Sometimes a Great Notion (Ken Kesey)
I almost put this book down after the first ten pages. It was so hard to read; points of view change from one character to another in a matter of a couple of paragraphs, and at one point, you have an exchange of dialogue that is peppered with two characters' thoughts. A story of competition and relationships: a man and his father, the city and the country, two brothers, a husband and wife, nature and progress. Kesey gives every character their own voice and motivation, and the story unfolds at its own pace, sometimes languidly, sometimes at break-neck speed. It is a work of art.

No Coins, Please (Gordon Korman)
My favourite book in elementary school.

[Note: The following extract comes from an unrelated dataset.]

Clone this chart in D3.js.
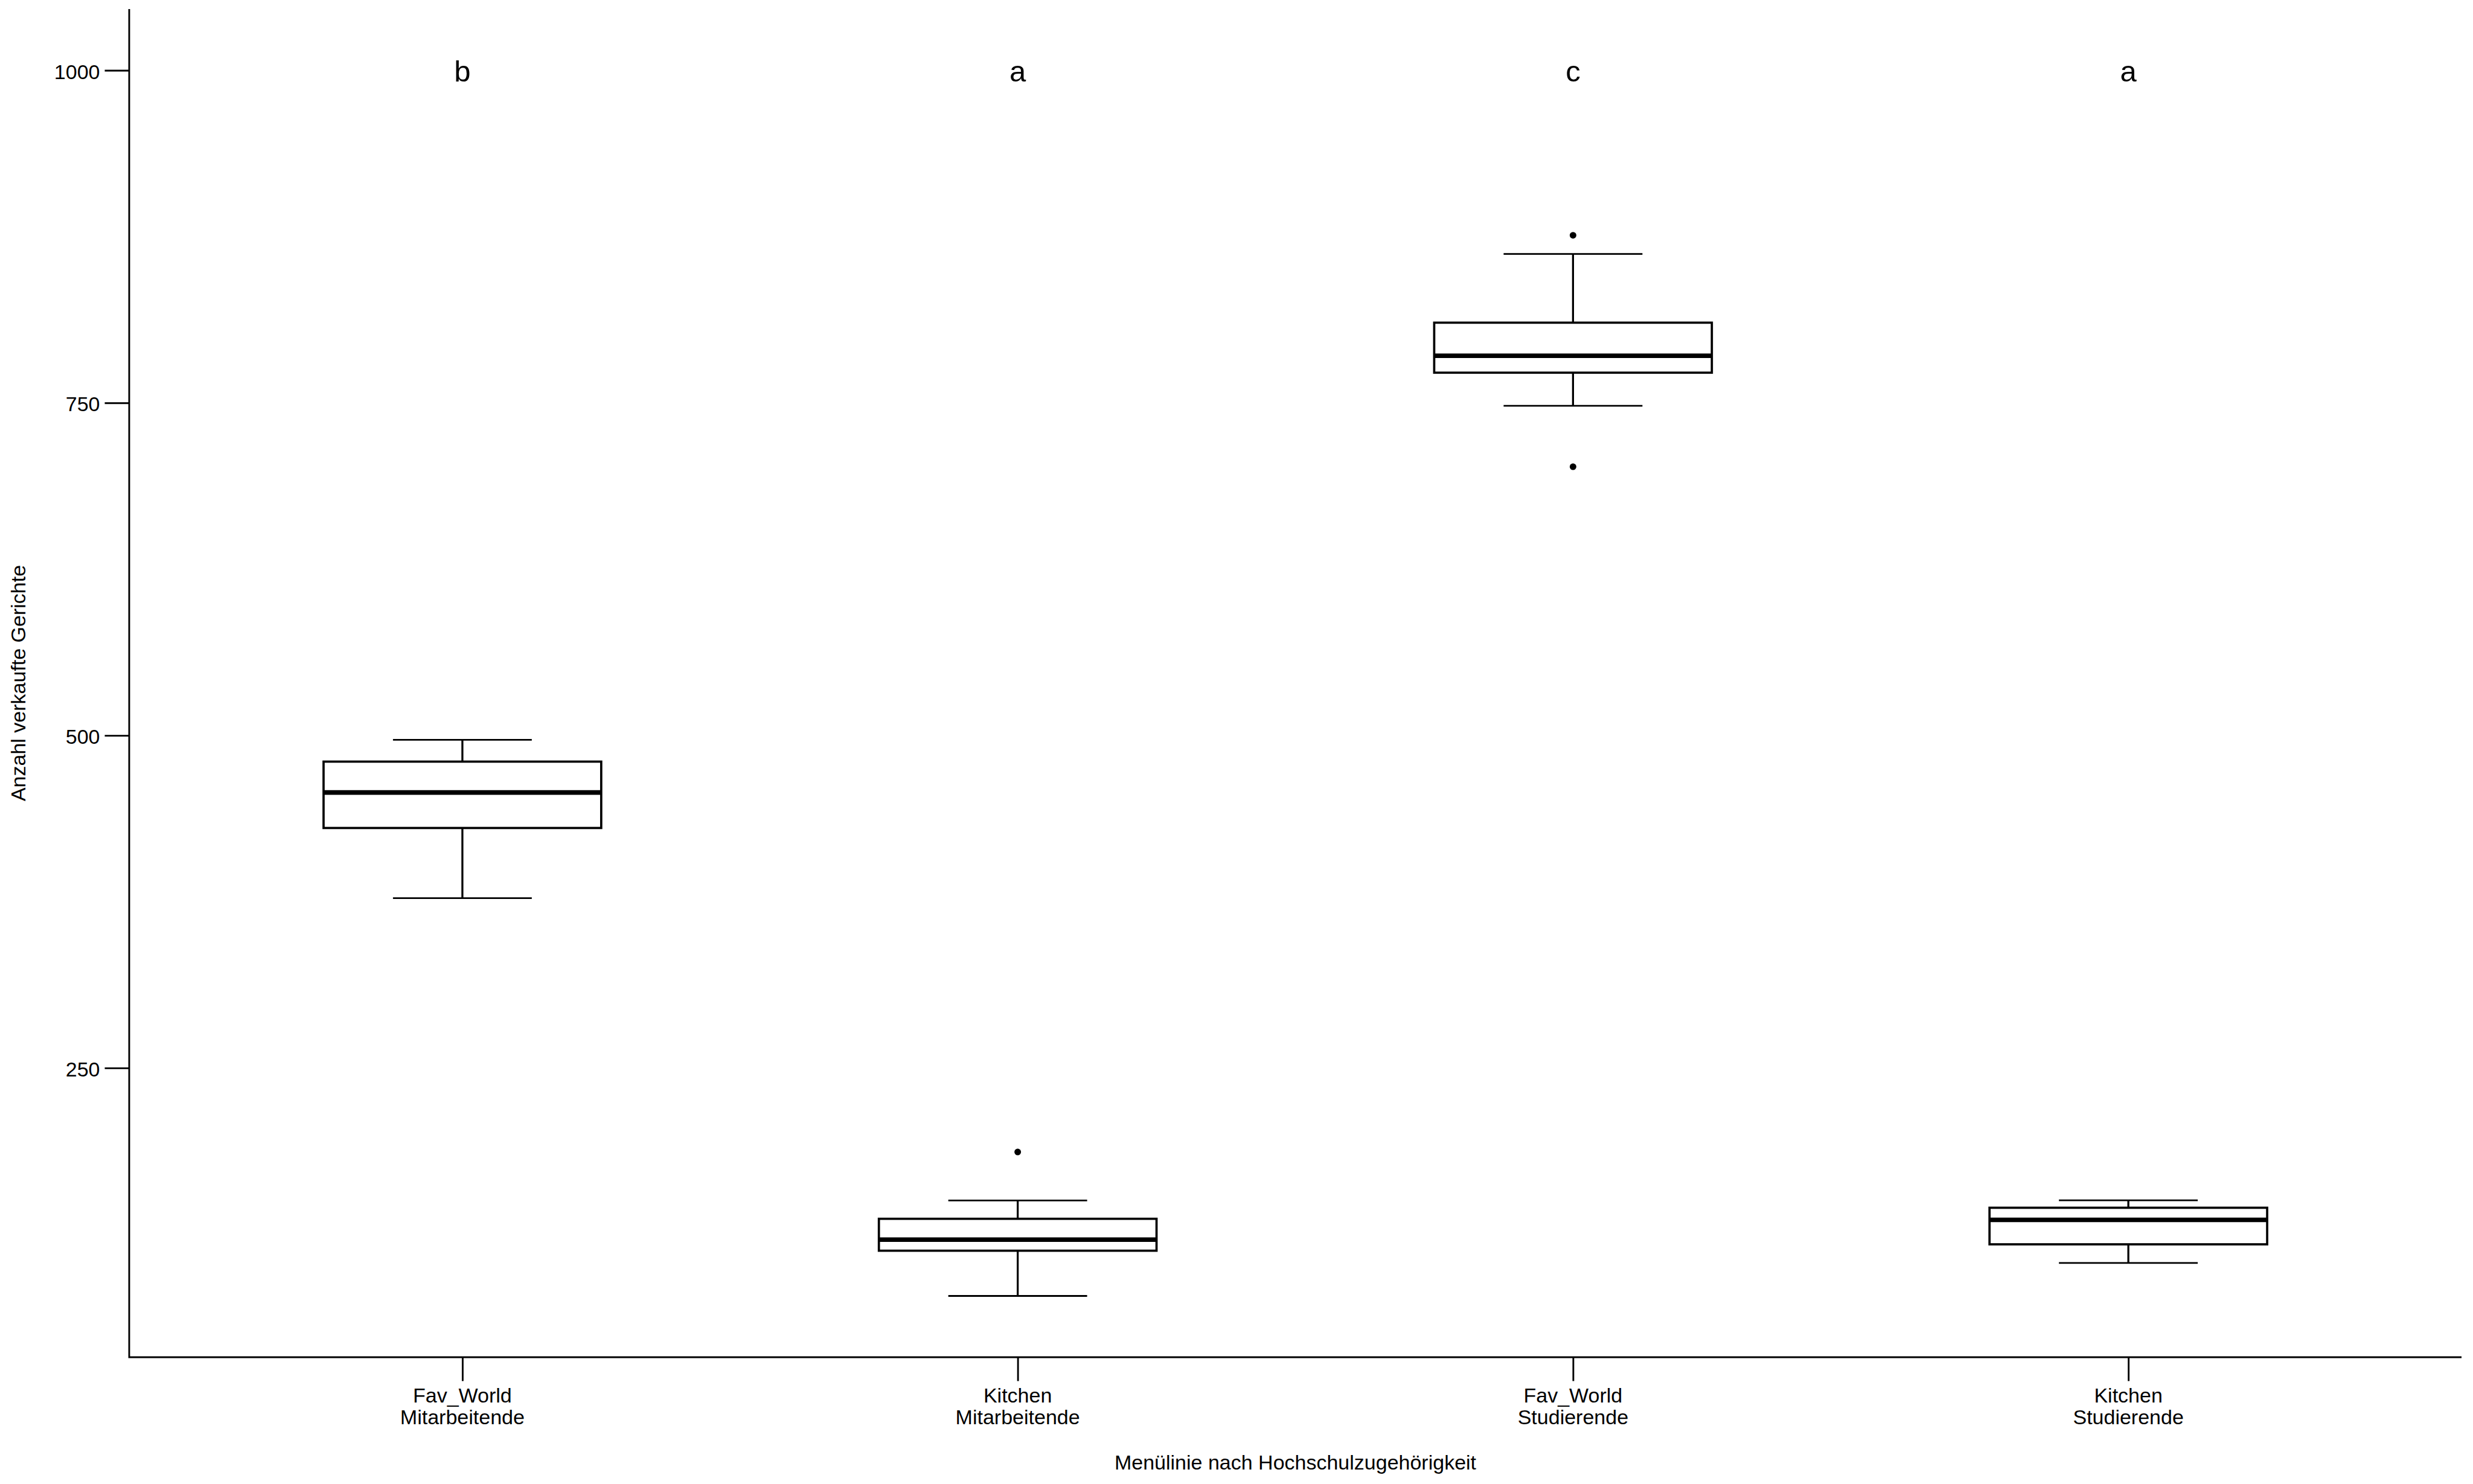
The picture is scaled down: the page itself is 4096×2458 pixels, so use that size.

Two teenagers take a van full of kids across America for a summer. One of the kids, Arthur, is a 10 year old scam artist with a tuxedo and courier briefcase, who pulls off scheme after money-making scheme at every stop on the journey until he's amassed enough money to...well, I don't want to ruin the ending. I have probably read it at least once every two years since I first bought it - and my copy's autographed.

Heart of Darkness (Joseph Conrad)
It sounds cliche, but I find something different in this book every time I read it. The story has inspired movies, books, television shows, and hundreds of thousands of college English papers. I can't say much about it that hasn't already been said, but as an indication of how much I like it: I have 3 different copies.

The Wonderful Story of Henry Sugar and Six More (Roald Dahl)
It masquerades as a kid's book, but this collection of short stories can be read and enjoyed by people of any age. I think it's some of Dahl's strongest writing, from the poignancy of "The Swan" to the thrills of "The Hitchhiker" to the terror of "A Piece of Cake". And the title story inspired a 9-year-old Doc to read as much as he could about meditation, until he realized that there was way more to it than x-ray vision, and little of it interested him. Holds a special place on my bookshelf.


I tag Xeryfyn, if she's got time to fill this out during party-planning season.